When I got first introduced to gherkin several years ago, I was fascinated with the idea of my test suites being driven by a gherkin layer. I first used gherkin using specflow for c#. There were 2 main things that attracted me to this:
- Being able to explain a functionality in a simple format helped establish a common language between those who code and those who didn’t.
- I also had better control over understanding my test coverage as in I knew which features had been automated and I could co-ordinate better with the exploratory testers in my team. Jenkins has good plugins for generating reports of the test run and this made it easier to establish a better form of communication with the team.
However, eventually I realised that maintainability of the Gherkin test suite was proving to be a challenge . There were too many scenarios , all of which looked like they were doing the same thing.I couldn’t differentiate actions from behaviours. I discussed this with the wider community, and their experiences mostly reflected my own. I looked up various test frameworks set up in my organisation that used gherkin-I found few patterns and realised that with few changes we could actually make the gherkin test suite more useful. So here are few tips.
- A TEST SUITE NAMED BDD
Often a gherkin driven test suite is called BDD and sometimes the test project is called testing . The idea of describing a scenario using the term “Given When Then” is not BDD. Gherkin is just a layer on our test framework. The test framework could be used to run functional tests/api tests/acceptance tests or regression tests. To call it BDD is misleading.
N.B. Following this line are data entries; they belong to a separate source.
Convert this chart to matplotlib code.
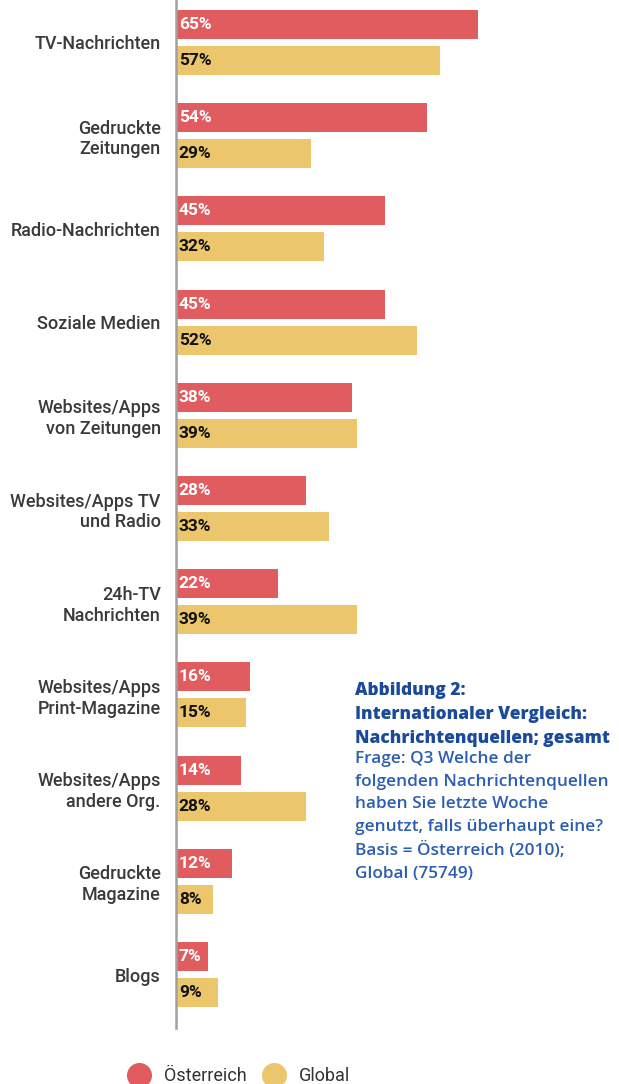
import matplotlib.pyplot as plt
import numpy as np
from matplotlib.lines import Line2D

plt.rcParams['font.family'] = ['Roboto', 'DejaVu Sans']

categories = ["TV-Nachrichten", "Gedruckte\nZeitungen", "Radio-Nachrichten",
              "Soziale Medien", "Websites/Apps\nvon Zeitungen",
              "Websites/Apps TV\nund Radio", "24h-TV\nNachrichten",
              "Websites/Apps\nPrint-Magazine", "Websites/Apps\nandere Org.",
              "Gedruckte\nMagazine", "Blogs"]
oesterreich = [65, 54, 45, 45, 38, 28, 22, 16, 14, 12, 7]
global_vals = [57, 29, 32, 52, 39, 33, 39, 15, 28, 8, 9]

red = '#E05C5E'
yellow = '#EBC66C'

fig = plt.figure(figsize=(6.19, 10.84), dpi=100)
ax = fig.add_axes([176 / 619, 1 - 1028 / 1084, 1 - 176 / 619, 1028 / 1084])

y = np.arange(len(categories))
off = 0.193
h = 0.311
ax.barh(y - off, oesterreich, height=h, color=red)
ax.barh(y + off, global_vals, height=h, color=yellow)

for yi, v in zip(y, oesterreich):
    ax.text(0.6, yi - off, f"{v}%", color='white', fontsize=12.5, fontweight='semibold',
            va='center', ha='left')
for yi, v in zip(y, global_vals):
    ax.text(0.6, yi + off, f"{v}%", color='#111111', fontsize=12.5, fontweight='semibold',
            va='center', ha='left')

ax.set_xlim(0, 443 / 4.64)
ax.set_ylim(10.574, -0.456)
ax.set_yticks(y)
ax.set_yticklabels(categories, fontsize=13, color='#3a3a3a', fontweight='medium',
                   linespacing=1.2)
ax.tick_params(axis='y', length=0, pad=11)
ax.set_xticks([])
for s in ['top', 'right', 'bottom']:
    ax.spines[s].set_visible(False)
ax.spines['left'].set_color('#a0a0a0')
ax.spines['left'].set_linewidth(1.8)

# note block
fig.text(355 / 619, 1 - 682 / 1084,
         "Abbildung 2:\nInternationaler Vergleich:\nNachrichtenquellen; gesamt",
         color='#1B4A9A', fontsize=12.4, fontweight='heavy', va='top', ha='left',
         linespacing=1.55, family=['Open Sans', 'DejaVu Sans'])
fig.text(355 / 619, 1 - 751 / 1084,
         "Frage: Q3 Welche der\nfolgenden Nachrichtenquellen\nhaben Sie letzte Woche\n"
         "genutzt, falls überhaupt eine?\nBasis = Österreich (2010);\nGlobal (75749)",
         color='#2B5DB3', fontsize=12.4, fontweight='semibold', va='top', ha='left',
         linespacing=1.55, family=['Open Sans', 'DejaVu Sans'])

handles = [Line2D([], [], marker='o', linestyle='', markersize=17, color=red),
           Line2D([], [], marker='o', linestyle='', markersize=17, color=yellow)]
fig.legend(handles, ['Österreich', 'Global'], loc='center', ncol=2,
           bbox_to_anchor=(239 / 619, 1 - 1076 / 1084), frameon=False,
           fontsize=13, labelcolor='#333333', handletextpad=0.8, columnspacing=0.9,
           handlelength=1.2)

fig.savefig('out.png', dpi=100)
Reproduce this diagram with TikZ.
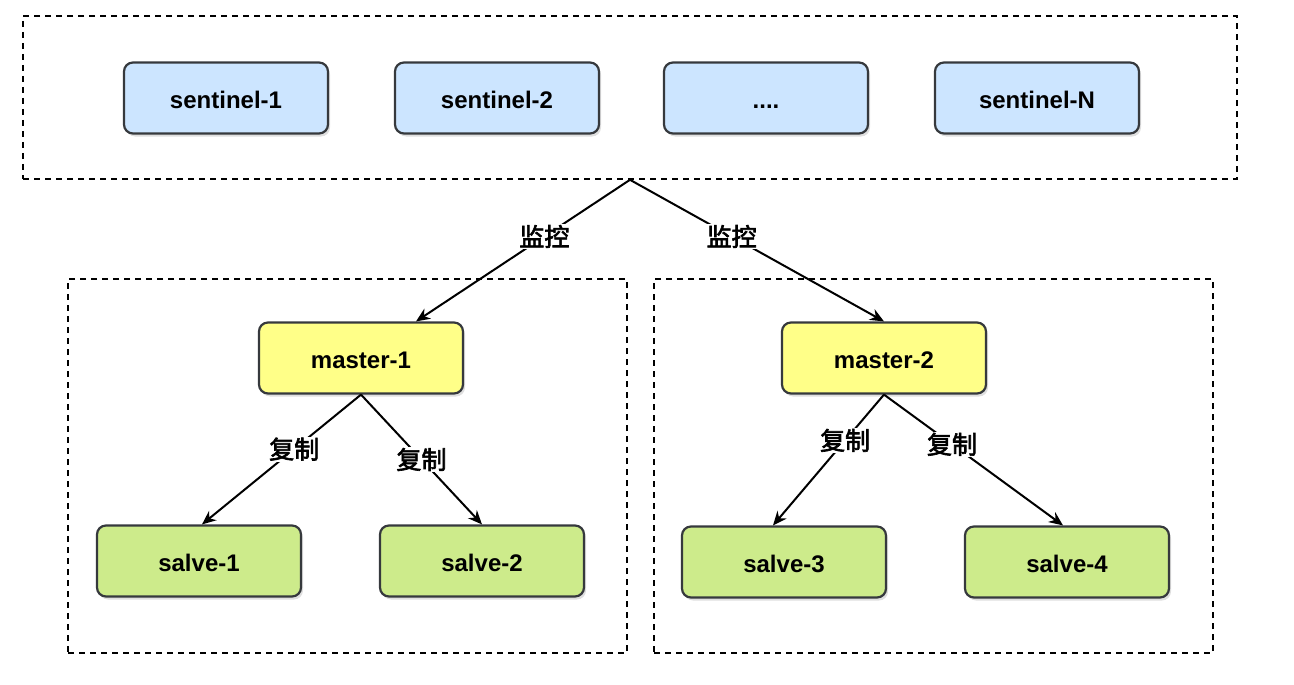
\documentclass[tikz,border=0pt]{standalone}
\usepackage{fontspec}
\setmainfont{Liberation Sans}
\newfontfamily\cjk[AutoFakeBold=2.5]{Noto Sans CJK SC}
\usetikzlibrary{arrows.meta,shadows,positioning}
\definecolor{strokec}{HTML}{36393D}
\definecolor{bluef}{HTML}{CCE5FF}
\definecolor{yellowf}{HTML}{FFFF88}
\definecolor{greenf}{HTML}{CDEB8B}
\tikzset{
  box/.style={draw=strokec, line width=2.2pt, rounded corners=9pt, minimum width=204pt, minimum height=71pt,
    font=\fontsize{24}{27}\selectfont\bfseries, text height=20pt, text depth=0pt,
    drop shadow={opacity=0.25, shadow xshift=2pt, shadow yshift=-3pt}},
  sent/.style={box, fill=bluef},
  mast/.style={box, fill=yellowf},
  slv/.style={box, fill=greenf},
  grp/.style={draw=black, line width=1.6pt, dash pattern=on 6pt off 5pt, inner sep=0pt},
  conn/.style={draw=black, line width=2pt, -{Stealth[length=14pt,width=12pt]}},
  lbl/.style={fill=white, inner sep=1pt, font=\fontsize{25}{27}\selectfont\cjk\bfseries},
}
\begin{document}
\begin{tikzpicture}[x=1pt,y=-1pt]
\useasboundingbox (0,0) rectangle (1294,685);
% groups
\node[grp, minimum width=1214pt, minimum height=163pt] (top) at (630,97.5) {};
\node[grp, minimum width=559pt, minimum height=374pt] (gl) at (347.5,466) {};
\node[grp, minimum width=559pt, minimum height=374pt] (gr) at (933.5,466) {};
% sentinels
\node[sent] (s1n) at (226,98) {sentinel-1};
\node[sent] (s2n) at (497,98) {sentinel-2};
\node[sent] (s3n) at (766,98) {....};
\node[sent] (s4n) at (1037,98) {sentinel-N};
% masters
\node[mast] (m1) at (361,358) {master-1};
\node[mast] (m2) at (884,358) {master-2};
% slaves
\node[slv] (v1) at (199,561) {salve-1};
\node[slv] (v2) at (482,561) {salve-2};
\node[slv] (v3) at (784,562) {salve-3};
\node[slv] (v4) at (1067,562) {salve-4};
% connectors
\draw[conn] (top.south) -- node[lbl, pos=0.4] {监控} ([xshift=55pt]m1.north);
\draw[conn] (top.south) -- node[lbl, pos=0.4] {监控} (m2.north);
\draw[conn] (m1.south) -- node[lbl, pos=0.42] {复制} ([xshift=3pt]v1.north);
\draw[conn] (m1.south) -- node[lbl, pos=0.5] {复制} (v2.north);
\draw[conn] (m2.south) -- node[lbl, pos=0.35] {复制} ([xshift=-11pt]v3.north);
\draw[conn] (m2.south) -- node[lbl, pos=0.38] {复制} ([xshift=-4pt]v4.north);
\end{tikzpicture}
\end{document}
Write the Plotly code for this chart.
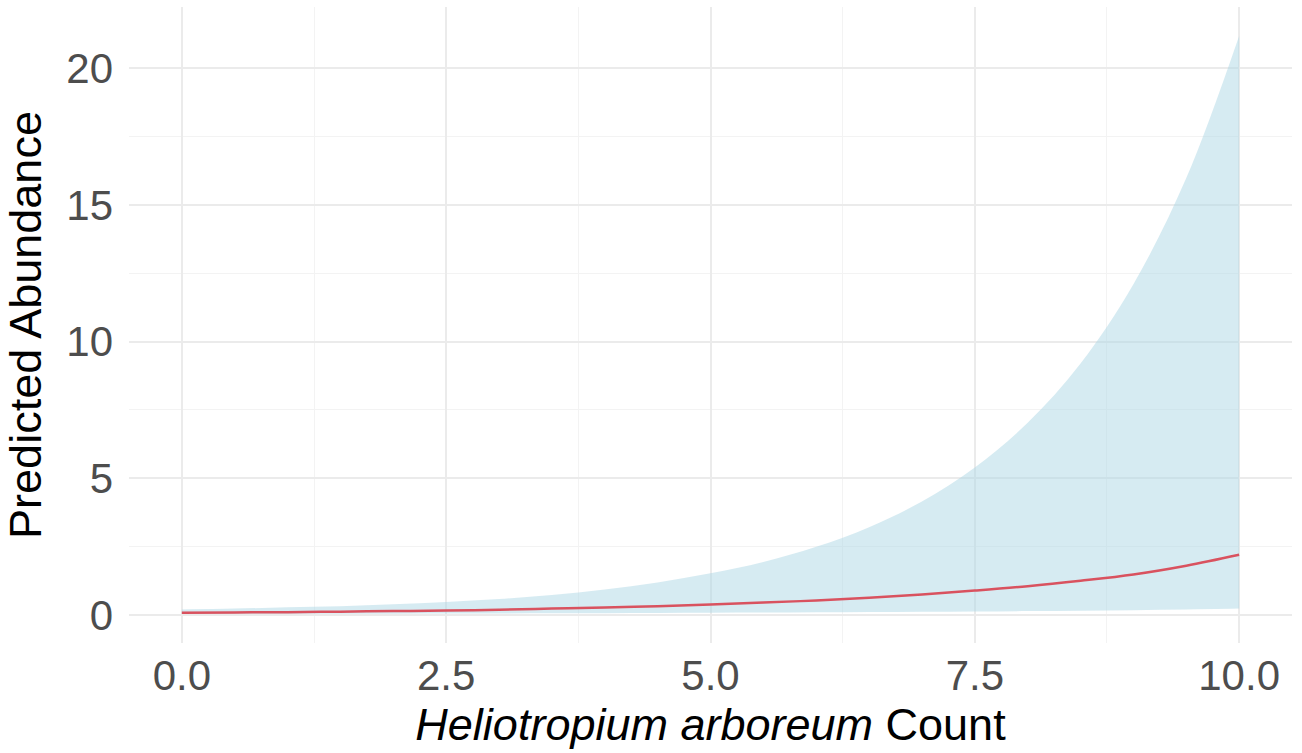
import plotly.graph_objects as go

# Predicted abundance with 95% interval across Heliotropium arboreum counts
count = [0.0, 0.5, 1.0, 1.5, 2.0, 2.5, 3.0, 3.5, 4.0, 4.5, 5.0,
         5.5, 6.0, 6.5, 7.0, 7.5, 8.0, 8.5, 9.0, 9.5, 10.0]
fit = [0.08, 0.09, 0.10, 0.12, 0.14, 0.16, 0.19, 0.23, 0.27, 0.32, 0.38,
       0.45, 0.53, 0.63, 0.75, 0.89, 1.05, 1.25, 1.48, 1.80, 2.20]
lower = [0.030, 0.033, 0.036, 0.040, 0.044, 0.048, 0.053, 0.058, 0.064, 0.070, 0.077,
         0.085, 0.094, 0.104, 0.115, 0.127, 0.140, 0.155, 0.175, 0.200, 0.230]
upper = [0.20, 0.23, 0.28, 0.32, 0.39, 0.47, 0.58, 0.73, 0.93, 1.19, 1.52,
         1.94, 2.49, 3.21, 4.15, 5.39, 7.03, 9.20, 12.10, 15.98, 21.18]

x_ticks = [0.0, 2.5, 5.0, 7.5, 10.0]
x_tick_text = ["0.0", "2.5", "5.0", "7.5", "10.0"]
y_ticks = [0, 5, 10, 15, 20]

# ggplot-style 5% expansion of the data range
x_lo, x_hi = min(count), max(count)
x_pad = (x_hi - x_lo) * 0.05
y_lo, y_hi = min(lower), max(upper)
y_pad = (y_hi - y_lo) * 0.05

fig = go.Figure()
fig.add_trace(go.Scatter(x=count, y=lower, mode="lines",
                         line=dict(width=0, shape="spline"),
                         hoverinfo="skip", showlegend=False))
fig.add_trace(go.Scatter(x=count, y=upper, mode="lines",
                         line=dict(width=0, shape="spline"),
                         fill="tonexty", fillcolor="rgba(173,216,230,0.5)",
                         showlegend=False))
fig.add_trace(go.Scatter(x=count, y=fit, mode="lines",
                         line=dict(color="#d9525f", width=2.5, shape="spline"),
                         showlegend=False))

grid_major = "#EBEBEB"
grid_minor = "#F3F3F3"
tick_font = dict(family="Liberation Sans, Arial, sans-serif", size=42, color="#4D4D4D")
title_font = dict(family="Liberation Sans, Arial, sans-serif", size=45, color="black")

fig.update_layout(
    width=1302, height=753,
    margin=dict(l=129, r=10, t=7, b=110),
    paper_bgcolor="white", plot_bgcolor="white",
    xaxis=dict(
        range=[x_lo - x_pad, x_hi + x_pad],
        tickvals=x_ticks, ticktext=x_tick_text,
        tickfont=tick_font,
        showgrid=True, gridcolor=grid_major, gridwidth=2,
        minor=dict(dtick=1.25, tick0=0, showgrid=True, gridcolor=grid_minor, gridwidth=1),
        zeroline=False, showline=False,
        ticks="", ticklabelstandoff=4,
        title=dict(text="<i>Heliotropium arboreum</i> Count", font=title_font, standoff=2),
    ),
    yaxis=dict(
        range=[y_lo - y_pad, y_hi + y_pad],
        tickvals=y_ticks,
        tickfont=tick_font,
        showgrid=True, gridcolor=grid_major, gridwidth=2,
        minor=dict(dtick=2.5, tick0=0, showgrid=True, gridcolor=grid_minor, gridwidth=1),
        zeroline=False, showline=False,
        ticks="", ticklabelstandoff=15,
        title=dict(text="Predicted Abundance", font=title_font, standoff=10),
    ),
)

fig.write_html("out.html")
- REUSABLE STEP DEFINITIONS
Let’s curb the urge to create reusable step definitions . Despite how tempting it may seem, in the end, it’s pointless. A behaviour of a feature undergoing testing is verified and validated by a group of actions . The behaviour being tested is unique from one scenario to another. We often create reusable step definitions for actions and forget about the behaviour. For example, if you are creating a step definition in python:
@step('I click on the button : {button_name}')
The above definition can be used for all the click actions on the button. It seems very flexible but it could potentially destroy my gherkin tests — I could end up using all these buttons in a scenario to validate a behaviour but I don’t need to describe those actions in gherkin .
And I click on the button : submit
And I click on the button : save
And I click on the button : start
And I click on the button : continue
If the test fails on any one of those numerous button clicks there is no way to tell why this happened , nor which scenario caused this failure. It is very rarely because a button went missing.
So, filter out actions from behaviours, and only create reusable step definitions if it is absolutely necessary , they should not be the focus of designing a test suite driven via gherkin.
BEHAVIOURS AND ACTIONS
A good gherkin scenario always describes a behaviour. Following what is stated above, the focus should be on the behaviour — not on the actions that achieve that behaviour, as actions can be achieved programmatically; They don’t need to be described using gherkin.
The below example might help understand the context better:
A gherkin script that focuses on the behaviour and where all the actions are achieved programmatically.
Scenario: A prime user can opt for same day delivery option
Given that a prime user is accessing their amazon account
When the user purchases a product eligible for prime delivery
Then the user has an option to choose same day delivery at the checkout
A gherkin script that achieves the same thing as above but has too many actions described and implemented as a step definition:
Scenario: A prime user can opt for same day delivery option
Given that I login as an amazon prime user
Then I'm on the amazon home page
When I enter cat food in the search box
And I click the search button
Then I'm presented with several choices
When I click the cat food blah with prime delivery
Then I'm taken to the cat food blah page
When I add the food into my basket
And I click view my basket
And I click proceed to checkout
Then I have an option for same day delivery
- INTERDEPENDENT SCENARIOS WITHIN A FEATURE
A feature file in a test suite could have several scenarios . Each of these scenarios should be an individual , independent test. To elaborate, at any given point, a particular scenario should be able to be tagged and ran. I have seen test suites implemented such that the result of first scenario in the feature becomes the set up of the following scenario.
This is a very dangerous set up as a failure in one of your scenario would break the entire test suite and it would be very difficult to debug where the error happened.
- TOO MANY ASSERTS
I have seen “Then” statements after “Given” terms to assert that the set up done in “Given” was successful.
For example, if the test was to verify that an application can be successfully submitted , The expected “assert” statement is expected to be written as:
Then the user is notified of successful submission
On the other hand, a temptation to write the statements similar to the one written below is common:
Then the user is notified of successful submission
And the submit button is disabled
And the home link is available
And the user has an option to start a new application
Too many asserts defeats the focus of what you are testing. If the tests are focussing on the functional aspect of the system under testing then the assert should aim at validating those. Mixing all these checks together makes the gherkin look ugly and doesn’t help distinguish the type of test you plan to run for your application and again takes the focus away from behaviour.
GHERKIN FOR EVERYTHING
Sometimes we don’t need to use gherkin and that’s okay. The aim is to have a robust test suite that provides faster feedback and it doesn’t necessarily have to be driven by a gherkin layer.
Overall, my take is that all the layers within a system work towards achieving an agreed behaviour . So, if gherkin scripts are meant to help describing that behaviour in a simple language , then the same gherkin script could be used to run any test across the test pyramid , without having to change the scripts.